--- Start of MATERIAL FOR THIS EXERCISE ---
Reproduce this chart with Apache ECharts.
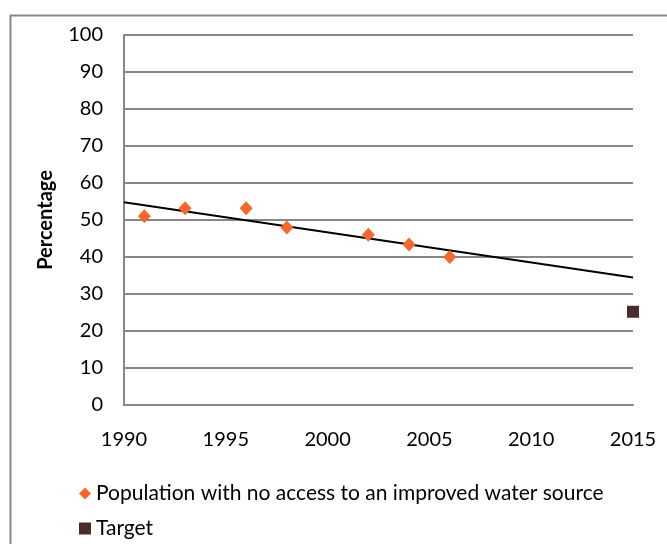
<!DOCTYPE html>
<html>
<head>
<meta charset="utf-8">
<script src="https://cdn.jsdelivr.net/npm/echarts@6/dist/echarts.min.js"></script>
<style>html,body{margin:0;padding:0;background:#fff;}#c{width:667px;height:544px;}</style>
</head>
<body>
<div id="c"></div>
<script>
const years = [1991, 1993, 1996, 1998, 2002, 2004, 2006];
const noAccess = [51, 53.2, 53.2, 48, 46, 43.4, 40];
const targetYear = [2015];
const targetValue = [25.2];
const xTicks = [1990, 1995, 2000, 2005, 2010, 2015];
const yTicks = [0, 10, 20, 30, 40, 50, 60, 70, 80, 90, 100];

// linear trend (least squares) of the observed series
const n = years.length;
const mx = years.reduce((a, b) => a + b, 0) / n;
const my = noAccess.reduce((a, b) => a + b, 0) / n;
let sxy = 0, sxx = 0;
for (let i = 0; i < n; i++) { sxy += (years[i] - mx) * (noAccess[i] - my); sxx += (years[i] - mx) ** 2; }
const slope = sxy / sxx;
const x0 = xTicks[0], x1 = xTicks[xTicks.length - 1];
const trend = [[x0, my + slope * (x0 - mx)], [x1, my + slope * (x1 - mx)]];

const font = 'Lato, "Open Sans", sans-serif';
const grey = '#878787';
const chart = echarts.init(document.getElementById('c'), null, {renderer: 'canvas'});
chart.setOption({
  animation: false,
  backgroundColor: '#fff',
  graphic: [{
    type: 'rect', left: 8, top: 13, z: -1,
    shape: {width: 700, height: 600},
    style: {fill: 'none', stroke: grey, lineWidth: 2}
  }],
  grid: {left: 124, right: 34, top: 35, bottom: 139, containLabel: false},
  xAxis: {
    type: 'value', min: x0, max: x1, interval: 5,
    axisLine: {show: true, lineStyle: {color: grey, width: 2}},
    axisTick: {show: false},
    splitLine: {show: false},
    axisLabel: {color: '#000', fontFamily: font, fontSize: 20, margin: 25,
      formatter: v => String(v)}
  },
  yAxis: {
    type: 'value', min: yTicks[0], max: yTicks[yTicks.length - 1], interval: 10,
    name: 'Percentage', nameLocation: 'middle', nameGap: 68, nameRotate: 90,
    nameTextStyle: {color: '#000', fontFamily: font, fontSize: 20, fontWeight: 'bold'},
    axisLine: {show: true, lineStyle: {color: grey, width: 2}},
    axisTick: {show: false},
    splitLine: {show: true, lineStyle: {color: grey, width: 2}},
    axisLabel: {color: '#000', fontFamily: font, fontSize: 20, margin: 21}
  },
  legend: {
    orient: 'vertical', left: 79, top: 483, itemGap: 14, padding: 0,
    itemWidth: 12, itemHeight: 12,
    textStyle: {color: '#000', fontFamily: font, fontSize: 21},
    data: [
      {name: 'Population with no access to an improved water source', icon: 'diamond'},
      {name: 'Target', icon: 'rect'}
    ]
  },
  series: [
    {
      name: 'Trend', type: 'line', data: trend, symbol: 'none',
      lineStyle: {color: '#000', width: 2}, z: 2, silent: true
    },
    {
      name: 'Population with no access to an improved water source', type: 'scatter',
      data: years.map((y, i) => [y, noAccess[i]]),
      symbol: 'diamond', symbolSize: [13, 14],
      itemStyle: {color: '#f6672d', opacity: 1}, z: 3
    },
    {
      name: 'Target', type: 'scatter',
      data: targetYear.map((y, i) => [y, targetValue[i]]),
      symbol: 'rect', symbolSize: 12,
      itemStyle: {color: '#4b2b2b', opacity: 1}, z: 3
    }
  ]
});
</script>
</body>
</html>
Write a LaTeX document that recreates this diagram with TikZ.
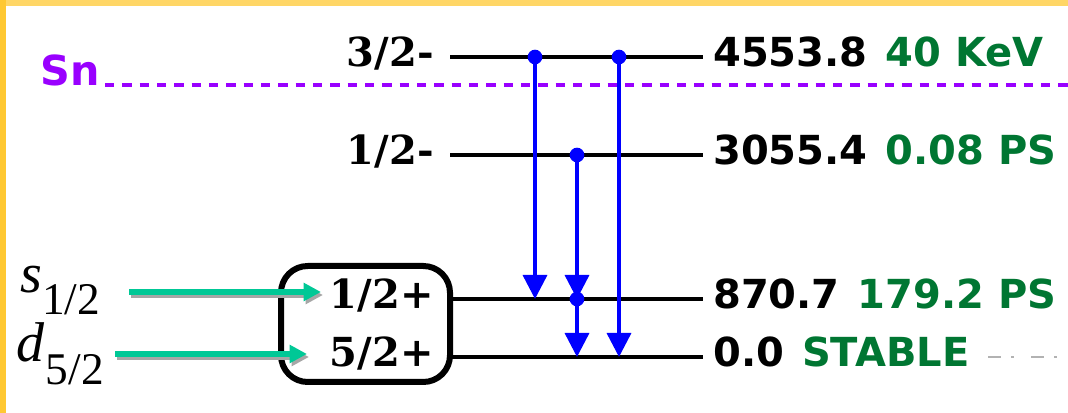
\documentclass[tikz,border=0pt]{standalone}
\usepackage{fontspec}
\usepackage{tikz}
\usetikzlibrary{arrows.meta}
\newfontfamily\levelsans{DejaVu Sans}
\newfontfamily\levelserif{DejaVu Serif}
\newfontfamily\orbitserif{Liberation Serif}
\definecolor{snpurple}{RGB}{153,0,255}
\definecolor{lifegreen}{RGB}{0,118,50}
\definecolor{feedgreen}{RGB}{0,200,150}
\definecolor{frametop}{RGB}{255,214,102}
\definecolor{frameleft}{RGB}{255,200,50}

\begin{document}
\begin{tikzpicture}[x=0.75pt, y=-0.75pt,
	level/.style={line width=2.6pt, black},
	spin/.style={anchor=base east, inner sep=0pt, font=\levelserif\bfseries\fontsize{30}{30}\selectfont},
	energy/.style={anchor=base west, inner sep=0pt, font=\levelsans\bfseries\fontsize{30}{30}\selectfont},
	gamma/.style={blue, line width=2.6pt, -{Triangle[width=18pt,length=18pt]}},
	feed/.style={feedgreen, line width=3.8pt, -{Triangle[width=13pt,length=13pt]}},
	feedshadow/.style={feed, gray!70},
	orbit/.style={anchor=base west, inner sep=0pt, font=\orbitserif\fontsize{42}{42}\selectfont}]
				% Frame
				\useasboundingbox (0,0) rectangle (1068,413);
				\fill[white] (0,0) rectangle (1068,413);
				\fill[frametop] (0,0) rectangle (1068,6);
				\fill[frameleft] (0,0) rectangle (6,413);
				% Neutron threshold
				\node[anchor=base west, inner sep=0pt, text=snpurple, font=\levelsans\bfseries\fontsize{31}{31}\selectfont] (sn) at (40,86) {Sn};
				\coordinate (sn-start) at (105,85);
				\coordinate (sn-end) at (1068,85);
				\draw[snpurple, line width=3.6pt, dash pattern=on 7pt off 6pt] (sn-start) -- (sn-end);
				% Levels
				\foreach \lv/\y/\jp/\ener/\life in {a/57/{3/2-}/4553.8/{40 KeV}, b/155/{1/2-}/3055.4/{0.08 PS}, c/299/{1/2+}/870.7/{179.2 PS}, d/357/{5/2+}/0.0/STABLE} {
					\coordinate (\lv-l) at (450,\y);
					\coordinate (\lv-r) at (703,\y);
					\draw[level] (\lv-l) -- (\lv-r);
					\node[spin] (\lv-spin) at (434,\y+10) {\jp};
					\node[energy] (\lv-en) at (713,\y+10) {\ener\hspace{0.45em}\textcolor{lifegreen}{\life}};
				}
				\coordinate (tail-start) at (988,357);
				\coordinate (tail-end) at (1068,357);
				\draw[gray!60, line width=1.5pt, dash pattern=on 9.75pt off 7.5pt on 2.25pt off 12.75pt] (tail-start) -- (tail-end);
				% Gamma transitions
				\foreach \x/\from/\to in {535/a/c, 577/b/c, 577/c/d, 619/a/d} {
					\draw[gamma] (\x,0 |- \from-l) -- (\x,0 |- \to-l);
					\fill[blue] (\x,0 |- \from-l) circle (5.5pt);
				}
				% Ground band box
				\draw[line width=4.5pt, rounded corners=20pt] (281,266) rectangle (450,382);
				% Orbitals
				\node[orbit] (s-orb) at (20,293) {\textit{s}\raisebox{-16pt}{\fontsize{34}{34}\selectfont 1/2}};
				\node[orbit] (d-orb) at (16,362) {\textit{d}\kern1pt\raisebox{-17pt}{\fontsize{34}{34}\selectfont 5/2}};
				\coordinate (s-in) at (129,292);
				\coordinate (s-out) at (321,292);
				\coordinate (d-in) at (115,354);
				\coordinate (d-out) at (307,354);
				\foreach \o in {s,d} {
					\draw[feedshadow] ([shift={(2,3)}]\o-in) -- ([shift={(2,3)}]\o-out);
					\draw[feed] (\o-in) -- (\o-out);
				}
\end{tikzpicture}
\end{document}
--- End of MATERIAL FOR THIS EXERCISE ---
--- Start of MATERIAL FOR THIS EXERCISE ---
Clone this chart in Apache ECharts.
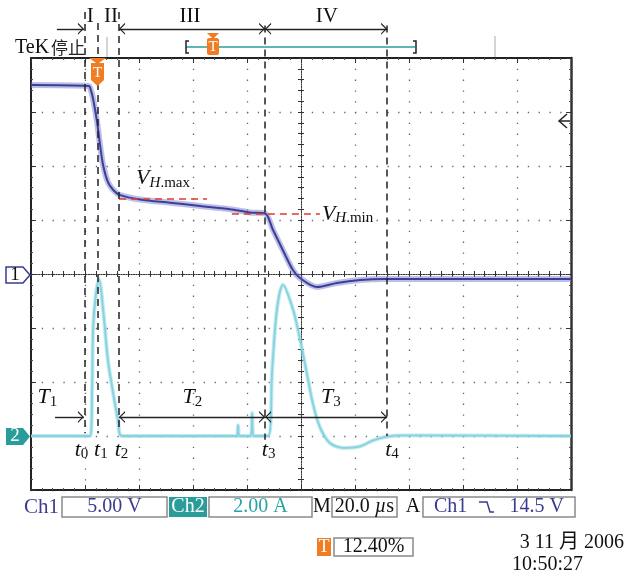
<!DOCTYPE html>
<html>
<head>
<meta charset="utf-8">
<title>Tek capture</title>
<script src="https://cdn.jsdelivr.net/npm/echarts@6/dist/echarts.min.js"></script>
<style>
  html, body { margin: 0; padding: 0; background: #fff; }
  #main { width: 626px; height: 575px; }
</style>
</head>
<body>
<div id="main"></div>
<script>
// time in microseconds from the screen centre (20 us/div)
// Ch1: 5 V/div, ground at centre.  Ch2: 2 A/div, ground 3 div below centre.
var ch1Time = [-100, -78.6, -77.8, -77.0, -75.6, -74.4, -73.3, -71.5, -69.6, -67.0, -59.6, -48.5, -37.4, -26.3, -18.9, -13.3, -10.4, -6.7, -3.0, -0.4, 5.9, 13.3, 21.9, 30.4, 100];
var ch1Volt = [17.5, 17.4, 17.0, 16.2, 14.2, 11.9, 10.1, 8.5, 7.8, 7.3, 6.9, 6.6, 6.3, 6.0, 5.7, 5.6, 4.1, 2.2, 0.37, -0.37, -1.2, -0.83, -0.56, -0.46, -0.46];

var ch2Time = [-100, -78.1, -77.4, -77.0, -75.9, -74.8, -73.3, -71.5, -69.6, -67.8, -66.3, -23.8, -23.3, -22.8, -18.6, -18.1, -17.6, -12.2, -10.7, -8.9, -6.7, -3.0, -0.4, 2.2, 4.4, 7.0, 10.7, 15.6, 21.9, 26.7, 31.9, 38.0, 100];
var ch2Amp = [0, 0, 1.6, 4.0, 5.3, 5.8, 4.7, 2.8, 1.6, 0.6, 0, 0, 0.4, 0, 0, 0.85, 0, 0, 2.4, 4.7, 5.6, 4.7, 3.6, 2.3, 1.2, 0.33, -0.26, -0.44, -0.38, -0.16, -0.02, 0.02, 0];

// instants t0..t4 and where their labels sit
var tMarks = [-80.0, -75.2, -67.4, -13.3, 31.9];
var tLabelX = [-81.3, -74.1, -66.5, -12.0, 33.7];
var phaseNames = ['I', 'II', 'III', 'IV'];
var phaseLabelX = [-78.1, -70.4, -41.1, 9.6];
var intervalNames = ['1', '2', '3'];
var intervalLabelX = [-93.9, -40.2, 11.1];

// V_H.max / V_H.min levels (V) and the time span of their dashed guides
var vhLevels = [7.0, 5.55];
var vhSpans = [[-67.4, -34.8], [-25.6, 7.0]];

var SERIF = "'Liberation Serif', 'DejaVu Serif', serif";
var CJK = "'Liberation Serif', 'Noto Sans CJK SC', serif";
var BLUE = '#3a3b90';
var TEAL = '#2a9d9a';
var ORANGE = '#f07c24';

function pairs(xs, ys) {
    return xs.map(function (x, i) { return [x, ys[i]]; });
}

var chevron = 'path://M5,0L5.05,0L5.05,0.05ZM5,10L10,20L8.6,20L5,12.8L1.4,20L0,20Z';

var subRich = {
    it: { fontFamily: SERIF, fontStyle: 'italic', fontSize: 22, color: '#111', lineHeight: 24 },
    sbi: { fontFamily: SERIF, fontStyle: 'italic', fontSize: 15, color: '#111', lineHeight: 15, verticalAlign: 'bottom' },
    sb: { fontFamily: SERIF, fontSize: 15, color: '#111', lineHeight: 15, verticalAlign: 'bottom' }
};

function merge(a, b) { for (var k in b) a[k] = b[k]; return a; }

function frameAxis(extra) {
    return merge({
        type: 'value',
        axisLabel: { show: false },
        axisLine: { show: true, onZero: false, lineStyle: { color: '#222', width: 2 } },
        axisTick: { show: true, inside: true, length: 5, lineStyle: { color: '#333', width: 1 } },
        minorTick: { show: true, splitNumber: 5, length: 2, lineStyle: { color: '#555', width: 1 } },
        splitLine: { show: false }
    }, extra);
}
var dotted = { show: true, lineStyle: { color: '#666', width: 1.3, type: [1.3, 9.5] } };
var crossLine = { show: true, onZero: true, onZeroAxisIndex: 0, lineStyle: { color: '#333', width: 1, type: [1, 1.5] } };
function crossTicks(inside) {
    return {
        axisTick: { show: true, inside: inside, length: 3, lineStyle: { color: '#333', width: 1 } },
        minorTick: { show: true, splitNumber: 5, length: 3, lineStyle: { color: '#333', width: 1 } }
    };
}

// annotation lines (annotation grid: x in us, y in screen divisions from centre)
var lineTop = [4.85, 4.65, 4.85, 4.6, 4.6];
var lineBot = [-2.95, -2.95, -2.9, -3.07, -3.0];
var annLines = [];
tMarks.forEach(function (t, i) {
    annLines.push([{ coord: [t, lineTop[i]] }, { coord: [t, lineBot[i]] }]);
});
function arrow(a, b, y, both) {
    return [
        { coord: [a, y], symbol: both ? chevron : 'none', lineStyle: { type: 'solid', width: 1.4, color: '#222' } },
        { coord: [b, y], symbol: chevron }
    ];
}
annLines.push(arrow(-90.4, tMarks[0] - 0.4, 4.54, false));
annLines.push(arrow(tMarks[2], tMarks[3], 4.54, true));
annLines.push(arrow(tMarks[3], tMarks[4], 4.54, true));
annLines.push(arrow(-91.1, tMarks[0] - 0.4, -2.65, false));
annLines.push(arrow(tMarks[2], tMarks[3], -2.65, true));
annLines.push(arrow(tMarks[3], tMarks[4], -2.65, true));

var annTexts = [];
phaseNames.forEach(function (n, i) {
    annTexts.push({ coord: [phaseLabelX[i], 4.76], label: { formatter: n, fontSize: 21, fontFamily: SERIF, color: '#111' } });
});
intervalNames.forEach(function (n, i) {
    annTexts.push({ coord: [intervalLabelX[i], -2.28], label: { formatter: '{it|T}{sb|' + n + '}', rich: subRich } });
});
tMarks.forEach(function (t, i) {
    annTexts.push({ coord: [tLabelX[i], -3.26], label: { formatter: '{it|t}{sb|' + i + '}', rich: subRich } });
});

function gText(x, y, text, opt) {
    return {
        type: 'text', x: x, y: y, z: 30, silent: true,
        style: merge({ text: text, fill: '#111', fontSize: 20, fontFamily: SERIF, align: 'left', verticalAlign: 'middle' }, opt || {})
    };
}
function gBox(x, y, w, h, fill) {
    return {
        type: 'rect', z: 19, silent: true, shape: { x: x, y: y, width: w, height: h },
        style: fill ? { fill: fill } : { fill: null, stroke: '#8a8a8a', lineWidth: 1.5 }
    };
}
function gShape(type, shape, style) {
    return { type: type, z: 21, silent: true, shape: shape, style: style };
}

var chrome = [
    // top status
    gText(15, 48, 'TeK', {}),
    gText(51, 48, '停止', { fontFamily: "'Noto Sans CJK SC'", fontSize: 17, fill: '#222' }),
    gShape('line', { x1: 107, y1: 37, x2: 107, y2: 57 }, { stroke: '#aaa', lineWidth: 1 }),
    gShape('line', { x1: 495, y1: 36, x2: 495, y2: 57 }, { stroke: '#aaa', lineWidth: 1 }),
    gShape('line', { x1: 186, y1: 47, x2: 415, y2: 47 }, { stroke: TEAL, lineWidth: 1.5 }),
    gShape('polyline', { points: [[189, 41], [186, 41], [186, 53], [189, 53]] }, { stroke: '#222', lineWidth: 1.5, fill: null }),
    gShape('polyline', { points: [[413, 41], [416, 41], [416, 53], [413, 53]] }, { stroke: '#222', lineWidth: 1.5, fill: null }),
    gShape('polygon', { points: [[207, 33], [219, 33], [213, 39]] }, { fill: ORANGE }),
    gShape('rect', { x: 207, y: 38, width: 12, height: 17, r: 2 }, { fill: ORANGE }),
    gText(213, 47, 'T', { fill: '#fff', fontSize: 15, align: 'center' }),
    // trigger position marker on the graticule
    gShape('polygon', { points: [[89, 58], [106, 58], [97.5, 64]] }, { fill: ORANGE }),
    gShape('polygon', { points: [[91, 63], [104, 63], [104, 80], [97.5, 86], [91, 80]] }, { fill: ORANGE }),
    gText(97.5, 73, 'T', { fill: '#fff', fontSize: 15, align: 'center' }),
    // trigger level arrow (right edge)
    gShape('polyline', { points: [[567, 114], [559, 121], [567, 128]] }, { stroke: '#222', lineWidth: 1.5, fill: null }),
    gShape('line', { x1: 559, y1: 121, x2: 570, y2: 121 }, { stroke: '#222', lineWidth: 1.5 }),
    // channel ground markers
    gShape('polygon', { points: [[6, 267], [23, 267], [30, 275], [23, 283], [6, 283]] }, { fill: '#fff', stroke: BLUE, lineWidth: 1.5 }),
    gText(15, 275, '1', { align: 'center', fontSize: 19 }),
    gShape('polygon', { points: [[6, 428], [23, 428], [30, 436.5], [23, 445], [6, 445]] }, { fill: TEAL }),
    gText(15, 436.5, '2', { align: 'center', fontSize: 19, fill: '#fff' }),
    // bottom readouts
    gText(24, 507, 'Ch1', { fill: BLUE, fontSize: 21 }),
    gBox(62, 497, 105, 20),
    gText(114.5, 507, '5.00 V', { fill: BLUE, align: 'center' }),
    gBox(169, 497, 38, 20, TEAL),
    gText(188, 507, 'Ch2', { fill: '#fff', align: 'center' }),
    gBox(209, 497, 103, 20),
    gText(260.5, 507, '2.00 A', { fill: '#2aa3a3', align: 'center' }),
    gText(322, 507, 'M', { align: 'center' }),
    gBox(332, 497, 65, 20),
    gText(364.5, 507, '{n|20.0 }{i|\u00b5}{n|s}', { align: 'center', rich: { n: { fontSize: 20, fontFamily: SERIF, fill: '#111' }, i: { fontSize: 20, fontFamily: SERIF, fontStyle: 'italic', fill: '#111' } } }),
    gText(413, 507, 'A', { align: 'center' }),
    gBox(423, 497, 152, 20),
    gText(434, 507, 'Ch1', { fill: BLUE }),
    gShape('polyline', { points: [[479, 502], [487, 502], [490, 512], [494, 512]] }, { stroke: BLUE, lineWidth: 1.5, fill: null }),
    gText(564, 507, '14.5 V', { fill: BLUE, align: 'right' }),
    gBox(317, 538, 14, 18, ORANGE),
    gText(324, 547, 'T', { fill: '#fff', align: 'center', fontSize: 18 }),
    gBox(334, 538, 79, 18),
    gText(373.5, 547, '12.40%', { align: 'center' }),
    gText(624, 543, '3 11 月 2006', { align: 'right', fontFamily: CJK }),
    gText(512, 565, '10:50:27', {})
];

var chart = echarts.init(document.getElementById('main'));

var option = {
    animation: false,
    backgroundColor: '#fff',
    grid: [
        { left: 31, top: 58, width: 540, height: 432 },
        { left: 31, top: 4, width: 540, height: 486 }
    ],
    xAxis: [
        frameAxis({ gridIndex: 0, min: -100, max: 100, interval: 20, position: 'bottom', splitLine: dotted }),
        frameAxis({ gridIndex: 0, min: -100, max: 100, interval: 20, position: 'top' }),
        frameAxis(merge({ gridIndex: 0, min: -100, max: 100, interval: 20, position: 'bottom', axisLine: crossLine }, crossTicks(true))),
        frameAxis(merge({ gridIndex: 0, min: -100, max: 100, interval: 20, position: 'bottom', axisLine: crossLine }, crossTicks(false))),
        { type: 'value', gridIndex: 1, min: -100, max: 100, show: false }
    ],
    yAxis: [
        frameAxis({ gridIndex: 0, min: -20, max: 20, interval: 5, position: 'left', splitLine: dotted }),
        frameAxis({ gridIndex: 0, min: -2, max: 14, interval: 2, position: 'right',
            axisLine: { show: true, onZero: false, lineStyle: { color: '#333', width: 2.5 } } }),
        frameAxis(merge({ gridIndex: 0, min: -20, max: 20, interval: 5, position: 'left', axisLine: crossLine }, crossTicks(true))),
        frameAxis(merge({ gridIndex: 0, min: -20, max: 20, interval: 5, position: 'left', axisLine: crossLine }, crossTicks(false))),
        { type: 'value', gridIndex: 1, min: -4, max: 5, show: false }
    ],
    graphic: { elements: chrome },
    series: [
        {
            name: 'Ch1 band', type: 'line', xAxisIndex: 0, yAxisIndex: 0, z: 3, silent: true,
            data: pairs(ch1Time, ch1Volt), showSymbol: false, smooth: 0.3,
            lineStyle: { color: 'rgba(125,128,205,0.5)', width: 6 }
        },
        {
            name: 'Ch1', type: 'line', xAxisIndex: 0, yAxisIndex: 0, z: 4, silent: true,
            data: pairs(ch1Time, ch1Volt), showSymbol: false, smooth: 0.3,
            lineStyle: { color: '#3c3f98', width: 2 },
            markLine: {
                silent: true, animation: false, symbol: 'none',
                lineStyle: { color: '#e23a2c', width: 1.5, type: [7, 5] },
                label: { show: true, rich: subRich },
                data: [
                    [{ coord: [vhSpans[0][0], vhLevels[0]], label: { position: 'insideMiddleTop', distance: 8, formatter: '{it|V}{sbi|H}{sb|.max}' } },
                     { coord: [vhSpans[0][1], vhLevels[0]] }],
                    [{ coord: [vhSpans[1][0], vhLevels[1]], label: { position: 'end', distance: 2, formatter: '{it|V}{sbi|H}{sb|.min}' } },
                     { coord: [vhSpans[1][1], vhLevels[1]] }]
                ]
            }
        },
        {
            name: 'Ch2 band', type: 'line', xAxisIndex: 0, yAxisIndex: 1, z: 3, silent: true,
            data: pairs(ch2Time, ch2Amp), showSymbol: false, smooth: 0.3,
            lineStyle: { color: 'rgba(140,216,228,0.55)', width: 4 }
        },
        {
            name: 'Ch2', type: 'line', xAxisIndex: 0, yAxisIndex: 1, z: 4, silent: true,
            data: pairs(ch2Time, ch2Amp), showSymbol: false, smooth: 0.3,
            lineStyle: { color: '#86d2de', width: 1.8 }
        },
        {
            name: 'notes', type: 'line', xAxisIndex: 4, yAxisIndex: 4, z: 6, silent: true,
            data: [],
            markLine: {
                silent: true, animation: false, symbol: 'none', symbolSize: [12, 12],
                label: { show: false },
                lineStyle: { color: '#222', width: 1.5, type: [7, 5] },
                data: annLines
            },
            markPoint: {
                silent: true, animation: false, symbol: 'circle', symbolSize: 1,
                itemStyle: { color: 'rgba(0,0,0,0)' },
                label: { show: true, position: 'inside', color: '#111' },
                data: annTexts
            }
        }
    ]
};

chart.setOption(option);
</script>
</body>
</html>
--- End of MATERIAL FOR THIS EXERCISE ---
--- Start of MATERIAL FOR THIS EXERCISE ---
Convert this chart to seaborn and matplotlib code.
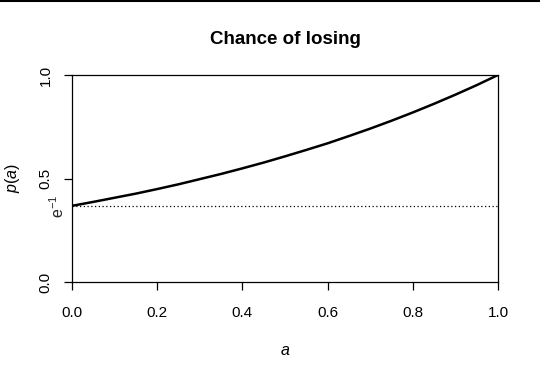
--- End of MATERIAL FOR THIS EXERCISE ---
* [TASK TO COMPLETE]: Within the entries above, give again exactly the lines starting at the one that contains "Reproduce this chart with Apache ECharts." and ending at the one that contains "const trend = [[x0, my", leaving out the pictures.

* [RESPONSE TO THIS TASK]:
Reproduce this chart with Apache ECharts.
<!DOCTYPE html>
<html>
<head>
<meta charset="utf-8">
<script src="https://cdn.jsdelivr.net/npm/echarts@6/dist/echarts.min.js"></script>
<style>html,body{margin:0;padding:0;background:#fff;}#c{width:667px;height:544px;}</style>
</head>
<body>
<div id="c"></div>
<script>
const years = [1991, 1993, 1996, 1998, 2002, 2004, 2006];
const noAccess = [51, 53.2, 53.2, 48, 46, 43.4, 40];
const targetYear = [2015];
const targetValue = [25.2];
const xTicks = [1990, 1995, 2000, 2005, 2010, 2015];
const yTicks = [0, 10, 20, 30, 40, 50, 60, 70, 80, 90, 100];

// linear trend (least squares) of the observed series
const n = years.length;
const mx = years.reduce((a, b) => a + b, 0) / n;
const my = noAccess.reduce((a, b) => a + b, 0) / n;
let sxy = 0, sxx = 0;
for (let i = 0; i < n; i++) { sxy += (years[i] - mx) * (noAccess[i] - my); sxx += (years[i] - mx) ** 2; }
const slope = sxy / sxx;
const x0 = xTicks[0], x1 = xTicks[xTicks.length - 1];
const trend = [[x0, my + slope * (x0 - mx)], [x1, my + slope * (x1 - mx)]];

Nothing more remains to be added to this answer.